In Japan, a thorough investigation by Japan Wildlife Conservation Society revealed what observers of the Japanese wildlife trade have long known - mechanisms for controlling illegal ivory trade are flimsy at best. Japan has upwards of 50,000 individual ivory outlets, well beyond the ability or concern of the government to monitor. According to JWCS surveys, potential ivory demand in Japan is at least twice what the current ivory deal and previous stocks render in legal ivory. This presents an ideal opportunity for laundering the illegal stuff in from Asia and Africa.
CITES claims that Japan has made enough improvements in their laws to let the deal go through, but small ivory chunks that supply the bulk of the domestic market (for signature seals) are exempt from meaningful regulation. For CITES and countries involved to claim that the ivory trade system is carried out "under strict conditions" reveals the level of corruption and dishonesty that now rules it.
Richard Wilcox
Tokyo
Won't. Won't.
No! I don't like the "new look" of Earth Island Journal. Less info. Hardly anything on nukes. Very very disappointing. Used to read every word on every page. Now I don't even want to peruse it. Give us back the old one or…well, we won't renew, won't get our friends to share, won't pass it around, won't, won't. No cutting edge news at all! No!
Willa Bluesky
Kingman, Kansas
Finally, some cutting-edge news
Your summer 1999 issue was good reading. Congratulations on running several stories focusing on bioinvasions as a threat to biodiversity. (Finally!) It is ironic how slow the conservation community and their funders have been to respond. The federal government has been ahead of environmentalists, not because Clinton is prescient, but because hundreds of top scientists petitioned Al Gore in 1993 and 1997 to do something about alien species.

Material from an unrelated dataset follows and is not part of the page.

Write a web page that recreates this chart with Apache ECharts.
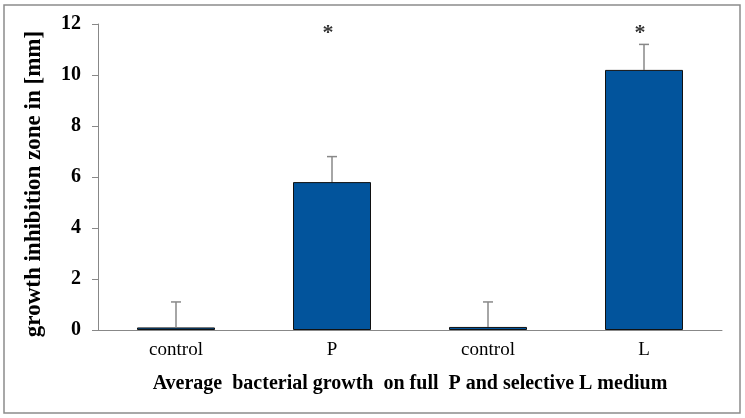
<!DOCTYPE html>
<html>
<head>
<meta charset="utf-8">
<script src="https://cdn.jsdelivr.net/npm/echarts@6/dist/echarts.min.js"></script>
<style>
  html, body { margin: 0; padding: 0; background: #fff; }
  #main { width: 745px; height: 418px; }
</style>
</head>
<body>
<div id="main"></div>
<script>
// groups on the x axis
var categories = ['control', 'P', 'control', 'L'];
// mean growth inhibition zone [mm]
var means = [0.1, 5.8, 0.12, 10.2];
// upper error (SD) added on top of the mean
var errors = [1.0, 1.0, 0.98, 1.0];
// significance markers
var sigMarks = ['', '*', '', '*'];
var sigLevel = 11.75;
var yTicks = [0, 2, 4, 6, 8, 10, 12];

var font = '"Liberation Serif", "Times New Roman", serif';
var myChart = echarts.init(document.getElementById('main'));

var errData = means.map(function (m, i) { return [i, m, m + errors[i]]; });
var sigData = [];
for (var i = 0; i < sigMarks.length; i++) {
    if (sigMarks[i]) sigData.push({ value: [i, sigLevel], mark: sigMarks[i] });
}

var option = {
    animation: false,
    graphic: [{
        type: 'rect',
        shape: { x: 4, y: 5, width: 736, height: 408 },
        style: { fill: 'none', stroke: '#8c8c8c', lineWidth: 1.5 },
        silent: true
    }],
    grid: { left: 98, right: 23, top: 24, bottom: 88 },
    xAxis: {
        type: 'category',
        data: categories,
        name: 'Average  bacterial growth  on full  P and selective L medium',
        nameLocation: 'middle',
        nameGap: 44,
        nameTextStyle: { fontFamily: font, fontWeight: 'bold', fontSize: 20, color: '#000' },
        axisLine: { lineStyle: { color: '#888', width: 1 } },
        axisTick: { show: false },
        axisLabel: { fontFamily: font, fontSize: 19, color: '#000', margin: 11 }
    },
    yAxis: {
        type: 'value',
        min: yTicks[0],
        max: yTicks[yTicks.length - 1],
        interval: 2,
        name: 'growth inhibition zone in [mm]',
        nameLocation: 'middle',
        nameGap: 52,
        nameTextStyle: { fontFamily: font, fontWeight: 'bold', fontSize: 23, color: '#000', padding: [0, 14, 0, 0] },
        axisLine: { show: true, lineStyle: { color: '#888', width: 1 } },
        axisTick: { show: true, length: 6, lineStyle: { color: '#888' } },
        axisLabel: { fontFamily: font, fontWeight: 'bold', fontSize: 20, color: '#000', margin: 17 },
        splitLine: { show: false }
    },
    series: [
        {
            type: 'bar',
            data: means,
            barWidth: '50%',
            itemStyle: { color: '#02549c', borderColor: '#111', borderWidth: 1 },
            z: 2
        },
        {
            type: 'custom',
            data: errData,
            z: 3,
            renderItem: function (params, api) {
                var x = api.value(0);
                var lo = api.coord([x, api.value(1)]);
                var hi = api.coord([x, api.value(2)]);
                var cap = 5;
                var st = { stroke: '#888', lineWidth: 1.5 };
                return {
                    type: 'group',
                    children: [
                        { type: 'line', shape: { x1: lo[0], y1: lo[1], x2: hi[0], y2: hi[1] }, style: st },
                        { type: 'line', shape: { x1: hi[0] - cap, y1: hi[1], x2: hi[0] + cap, y2: hi[1] }, style: st }
                    ]
                };
            }
        },
        {
            type: 'scatter',
            data: sigData,
            symbolSize: 0,
            label: {
                show: true,
                position: 'inside',
                offset: [-4, 3],
                formatter: function (p) { return p.data.mark; },
                fontFamily: font,
                fontWeight: 'bold',
                fontSize: 22,
                color: '#000'
            }
        }
    ]
};

myChart.setOption(option);
</script>
</body>
</html>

I was elated that you printed Linda Winter's story about the impact of cats on wildlife. "Cats Indoors!", the American Bird Conservancy campaign to keep cats inside homes, is ambitious, considering that over 30 percent of American households have one or more cats. It will be a slow sell. The least we could do in the short term is to stop the maintenance of cat colonies on public lands as advocated by Alley Cat Allies. TVAR (Trap, Vaccinate, Alter and Release) is a travesty.
Leif Joslyn
Kensington, California
Litter to the editor
You stated in your reply to Louise Holton of Alley Cat Allies that you do not scapegoat cats. Yet you carry an article by Linda Winter that seems to continue the scapegoating. Since no one knows the quantity of cats it is a calculated guess as to the numbers. Without knowing the numbers and the kills of each individual the damage done is a guess also. It sounds like someone watched a "hunter" and recorded the kills and extrapolated that information to the estimated 65 million cats.
It is too bad that the researcher did not use some of my thirty-some cats for the calculations. There are only four that are "hunters" and they only get an occassional kill, usually an anole or skink. Rarely do they get a bird (and we have lots of feeders hanging around) or a squirrel. This over a period of fifteen years. The "hunters" were feral cats that we now take care of - the others ignore the wildlife. So the numbers may be a bit phony. I feel that "information" such as these cat figures is being used to hide the real culprits.
Don Idemeister
Middleburg, Florida
Editor's Note:
To clarify: Winter's piece stated that there are about 66 million pet cats in the US, and an additional 40-60 million strays. It is puzzling that the handful of readers who objected to Winter's article said that we'd ignored the "real causes" of bird population declines, and thereby "scapegoating" cats. In fact, Winter's article ran with a longer article by Joe Eaton describing a wide range of causes of bird mortality, some more devastating than predation by outdoor cats.